Barakat: First South African film in Cape Town's Afrikaans dialect

The first ever film in Afrikaaps – a dialect of Afrikaans, with words from other languages as well – is making waves in South Africa, trying to change the often one-dimensional, negative perception of Cape Town’s mixed-race community.

Barakat, which means blessings in Arabic, was filmed in the Cape Flats – a vast low-lying area to the south-east of Cape Town’s city centre, where many disenfranchised people were forcibly moved by the former apartheid government in the 1950s.

Amy Jeptha, a multiple award-winning director, says she embarked on producing the movie to show there is also a more hopeful side to the area – not just crime, gangs and drugs.

Barakat tells the story – in the rich Cape-flavoured dialect – of a widowed Muslim mother who finds a new love, a Christian man, whom she wishes to marry.

However, she finds difficulty in gaining the approval of her four sons, who are still coming to terms with the loss of their father.

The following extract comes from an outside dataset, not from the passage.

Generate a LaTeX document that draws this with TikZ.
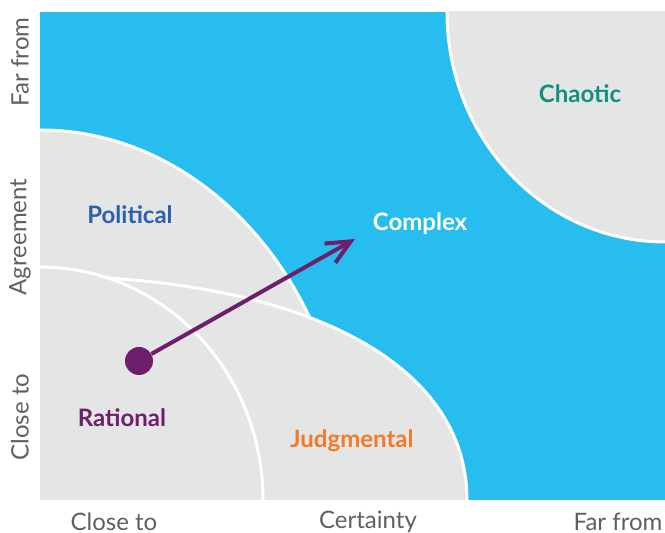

Jeptha says the portrayal of the rich heritage of language and culture of the local communities was a major factor for doing the movie.

Both Christians and Muslims speak Afrikaaps.

“There is a commonality between the Muslim and Christian cultures on the Cape Flats, the communities are so integrated,” she says.

“In the communities I know, Christian people would be part of the annual Labarang [Eid] celebration in the same way that Muslim kids would often celebrate Christmas.”

With her dad being Muslim and her mum Christian, Jeptha believes she has a great vantage point from which to relate the long and harmonious coexistence between the two communities.

“I’m half-half, like many children on the Cape Flats are. My upbringing was an intersection of two religions so I was raised in a house in which Islam was practised,” the film director says.

Barakat in Afrikaaps means taking home a gift, normally confectionary or food, that is left over from a party.

But Jeptha says that some imams told her that “a barakat can also come in a form of a person in disguise”.

“Blessings come in different forms and can come unexpectedly,” she says.

She kept the dialogue in the film in Afrikaaps in order to promote the language.

“Afrikaaps used to be called Kombuis [kitchen] Afrikaans – but that’s a term I prefer not to use because it makes it feel like it’s a lesser version of Afrikaans which it’s not,” Jeptha says.

“Afrikaaps is a legitimate, creolised form of the language.”

Afrikaans is one of South Africa’s 11 official languages. It has its roots in Dutch, but includes words that are variants of Malay, Portuguese and Indonesian, as well as the indigenous Khoi and San languages of South Africa.

Afrikaaps also includes Afrikaans words that have a peculiar Cape Flats pronunciation as well as words derived from English and Malay, which has died out in South Africa but was spoken by slaves whom the Dutch had brought to the Cape in the 17th and 18th Century.

Dr Quentin Williams, director of the Centre for Multilingualism and Diversities Research at the University of the Western Cape, is equally excited about the growth of Afrikaaps and wants to see more films like Barakat.

“In most cases where children grow up on the Cape Flats they are socialised in Afrikaaps – but the moment they get to school the system tries to beat it out of them through the standardisation of Afrikaans.

“Movies like Barakat push the narrative towards the emancipation and empowerment of Afrikaaps speakers. The majority of Afrikaaps speakers are working class,” says Dr Williams.

The academic attributes the resurgence in Afrikaaps to a movement by the younger generation wanting to assert their identity.

“This generation is now recognising that they require better agency and voice so that they too can represent their culture and the place where they come from – the Cape Flats – in a more positive light.”

Dr Williams is confident that Afrikaaps will be recognised as an official dialect, and “this might come sooner than people think”.

Plans are also under way to come up with an Afrikaaps dictionary.

“What I’m trying to do is to capture it to make sure that we don’t lose words, that they don’t die out,” he says.